Inmutable, Marone continuó conduciendo hasta la comisaría local. Al entrar, se sentó sin prisa en una silla y esperó a ser atendido. Cuando una oficial que estaba llevando a cabo tareas administrativas se acercó a él, Marone lanzó la noticia: su mujer y sus tres hijos habían muerto en un terrible accidente, electrocutados con una descarga del lavarropas.
Horas después, un periódico local se hacía eco de la noticia del accidente: “En las últimas horas de la tarde de ayer, la ciudad se vio conmovida por una tragedia ante la que no hay comentario capaz de expresar en alguna medida la consternación y estupor que provoca. Una joven señora, madre de tres criaturas pequeñas, apareció muerta, electrocutada, lo mismo que sus tres hijitos, en el baño de una vivienda de la calle Posadas. El hallazgo lo hizo el esposo y padre, cuando se levantó pues se había acostado a dormir la siesta”.
Mientras el artículo periodístico se publicaba, sin embargo, una investigación policial estaba en marcha, fogoneada por un experimentado policía que había llegado desde Buenos Aires y al que no le cerraba la actitud de Marone. “Un tipo que acaba de encontrar a toda su familia muerta en un accidente, sale a la calle a los gritos, llama a una ambulancia, no va a la comisaría a hacer la denuncia y en el camino pregunta por el partido de Boca”, aseguró.

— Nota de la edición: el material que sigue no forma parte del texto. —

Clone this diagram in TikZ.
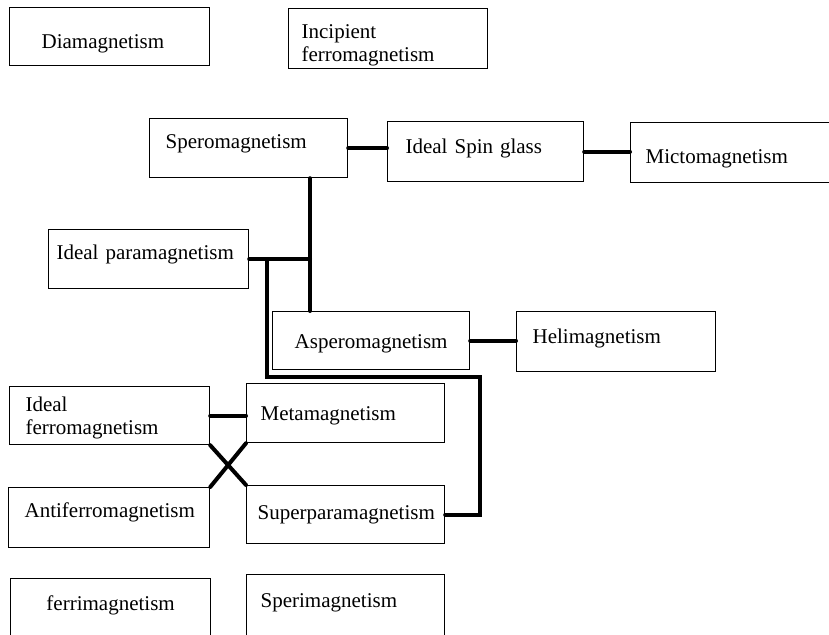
\documentclass[tikz,border=0pt]{standalone}
\usepackage{fontspec}
\setmainfont{Liberation Serif}

\begin{document}
\begin{tikzpicture}[
  x=0.5pt, y=-0.5pt,
  font=\fontsize{10.5}{11.5}\selectfont,
  box/.style={draw, line width=0.6pt, anchor=north west, inner ysep=0pt, align=left},
  cbox/.style={box, align=center},
  link/.style={line width=2pt, line cap=round}
]
\useasboundingbox (0,0) rectangle (829,634);
\clip (0,0) rectangle (829,634);

% ----- TOP ROW -----
\node[box, inner xsep=16pt, text width=68pt, text height=20.5pt, text depth=8.5pt] (dia) at (9,7) {Diamagnetism};
\node[box, inner xsep=6.5pt, text width=86.5pt, text height=15pt, text depth=15pt] (incip) at (288,8) {Incipient\\ferromagnetism};

% ----- SPIN GLASS ROW -----
\node[box, inner xsep=8pt, text width=83pt, text height=15pt, text depth=14.5pt] (spero) at (149,118) {Speromagnetism};
\node[box, inner xsep=9pt, text width=80pt, text height=16pt, text depth=14pt] (spin) at (387,121) {Ideal Spin glass};
\node[box, inner xsep=7.5pt, text width=90pt, text height=20.5pt, text depth=9.5pt] (micto) at (630,122) {Mictomagnetism};

% ----- MIDDLE -----
\node[box, inner xsep=4pt, text width=92pt, text height=15pt, text depth=14.5pt] (paraI) at (48,229) {Ideal paramagnetism};
\node[cbox, inner xsep=4pt, text width=90.5pt, text height=18.5pt, text depth=10.5pt] (aspero) at (272,311) {Asperomagnetism};
\node[box, inner xsep=8pt, text width=83.5pt, text height=16pt, text depth=14pt] (heli) at (516,311) {Helimagnetism};

% ----- LOWER BLOCKS -----
\node[box, inner xsep=8pt, text width=84pt, text height=12.5pt, text depth=16.5pt] (ferroI) at (9,386) {Ideal\\ferromagnetism};
\node[box, inner xsep=7pt, text width=85pt, text height=18.5pt, text depth=11pt] (meta) at (246,383) {Metamagnetism};
\node[box, inner xsep=8pt, text width=84.5pt, text height=15pt, text depth=15pt] (anti) at (8,487) {Antiferromagnetism};
\node[box, inner xsep=5.5pt, text width=88pt, text height=17pt, text depth=12pt] (superp) at (246,485) {Superparamagnetism};
\node[cbox, inner xsep=4pt, text width=92pt, text height=16pt, text depth=15pt] (ferri) at (10,578) {ferrimagnetism};
\node[box, inner xsep=7pt, text width=85pt, text height=16.5pt, text depth=14.5pt] (speri) at (246,574) {Sperimagnetism};

% ----- JUNCTIONS -----
\coordinate (trunk) at (310,0);
\coordinate (bend) at (267,377);
\coordinate (turn) at (480,377);

% ----- CONNECTIONS -----
\draw[link] (spero.east) -- (spero.east -| spin.west);
\draw[link] (spin.east) -- (spin.east -| micto.west);
\draw[link] (aspero.east) -- (aspero.east -| heli.west);
\draw[link] (spero.south -| trunk) -- (aspero.north -| trunk);
\draw[link] (paraI.east) -- (paraI.east -| trunk);
\draw[link] (paraI.east -| bend) -- (bend) -- (turn) |- (superp.east);

% ----- CROSSED LINKS -----
\draw[link] (ferroI.east) -- (ferroI.east -| meta.west);
\draw[link] (ferroI.south east) -- (superp.north west);
\draw[link] (anti.north east) -- (meta.south west);

\end{tikzpicture}
\end{document}
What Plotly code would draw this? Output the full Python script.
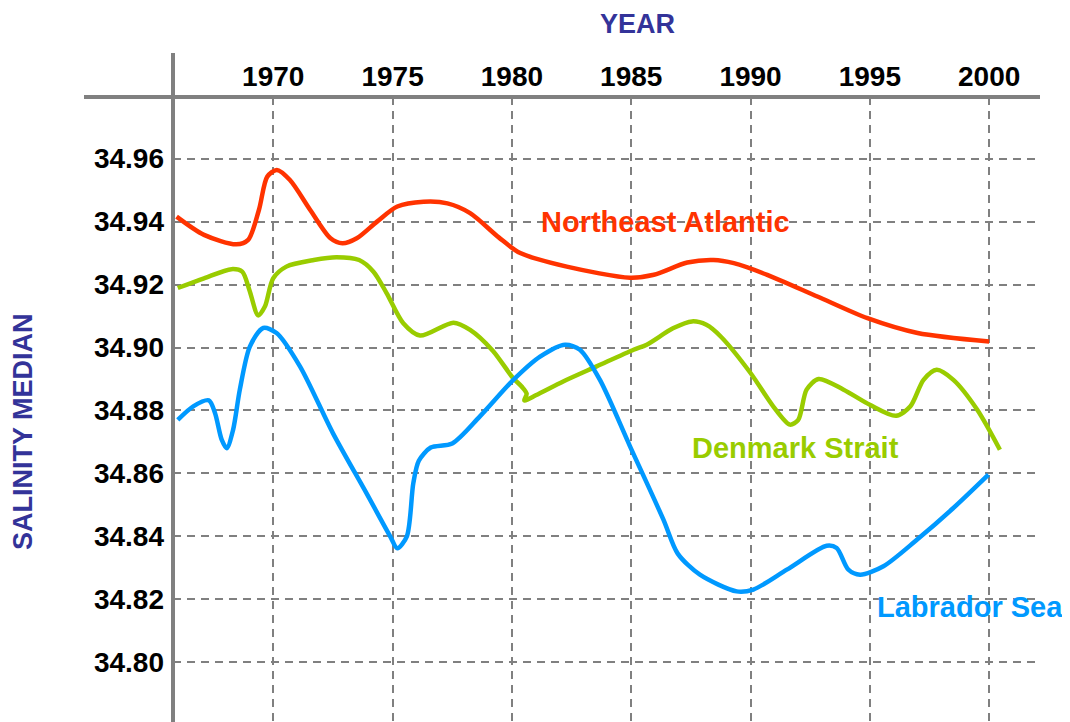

El policía, Carlos Petanás, llamó al juzgado y pidió que alguien lo acompañe a ver la escena, a la fatídica casa de Posadas al 139. El propio Sainz lo acompañó pero, al llegar a la puerta, Petanás lo detuvo en seco. “No entre Sainz, no sé si usted está capacitado para ver esto”. Ciertamente, la escena era desgarradora. La madre y los tres niños inocentes, yacían uno al lado del otro de acuerdo a la edad.
El comisario tomó nota de algunas inconsistencias y hasta dicen que pegó papelitos en cada rincón en donde algo no le convencía. Los niños tenían quemaduras por electrocución en las muñecas, detrás de los arbustos del patio encontró unos cables de cobre y los fusibles habían sido meticulosamente reforzados para que, en caso de una fuerte descarga, no saltaran y continuaran torturando a las víctimas. Casualmente, Marone trabajaba para la compañía Shell, luego de egresarse en la escuela industrial. Su especialidad había girado en torno al manejo de la electricidad.
Para Petanás, no había dudas. Francisco Marone era un asesino serial y acababa de matar a toda su familia. Sólo faltaba la confesión, que no iba a ser sencilla de sacársela a Marone. “El tipo era de hielo, inescrutable. No se le movía ni un músculo”, aseguró Sainz.
Al volver a la seccional, Petanás sacó a relucir sus años interrogando criminales. “Bueno Marone, vamos a hablar claro. Cuénteme cómo fue”, le pidió. Tras algunas respuestas sin sentido y ante la supremacía de los argumentos del policía, finalmente confesó: los había matado a todos. “Nunca lloró, parecía que el llanto no existía para él”, recordó el secretario del juzgado.
De acuerdo a la confesión, Marone almorzó con su familia, tomó Valium de 5 miligramos y algo de alcohol. Luego, le anudó los cables de cobre en las muñecas de los niños a la fuerza, con el objetivo de que mueran electrocutados y finalmente se encargó de su esposa. Ya estaba todo planeado previamente, incluso el refuerzo de los fusibles.
Marone, el asesino serial de Junín, fue condenado a prisión perpetua y encarcelado en Junín. Lejos de arrepentirse, contrató a un hábil defensor llamado Álbor Húngaro, quien aseguró que había confesado su culpabilidad porque “se sentía culpable”, pero que en realidad su esposa había electrocutado a sus hijos y luego cometido un suicidio. La teoría era tan descabellado que nadie la creyó, y la Corte confirmó el fallo de la Cámara Penal de Junín.
Marone cumplió sólo quince años de condena en la unidad penitenciaria Nro. 13, hasta que salió por la hoy derogada ley del “dos por uno”. Nadie supo más nada de él desde entonces. Algunos aseguran que se escondió de las cámaras, aguardando por un nuevo crimen. Otros, que buscó asilo en la multitudinaria ciudad de La Plata en busca de una vejez alejada de problemas.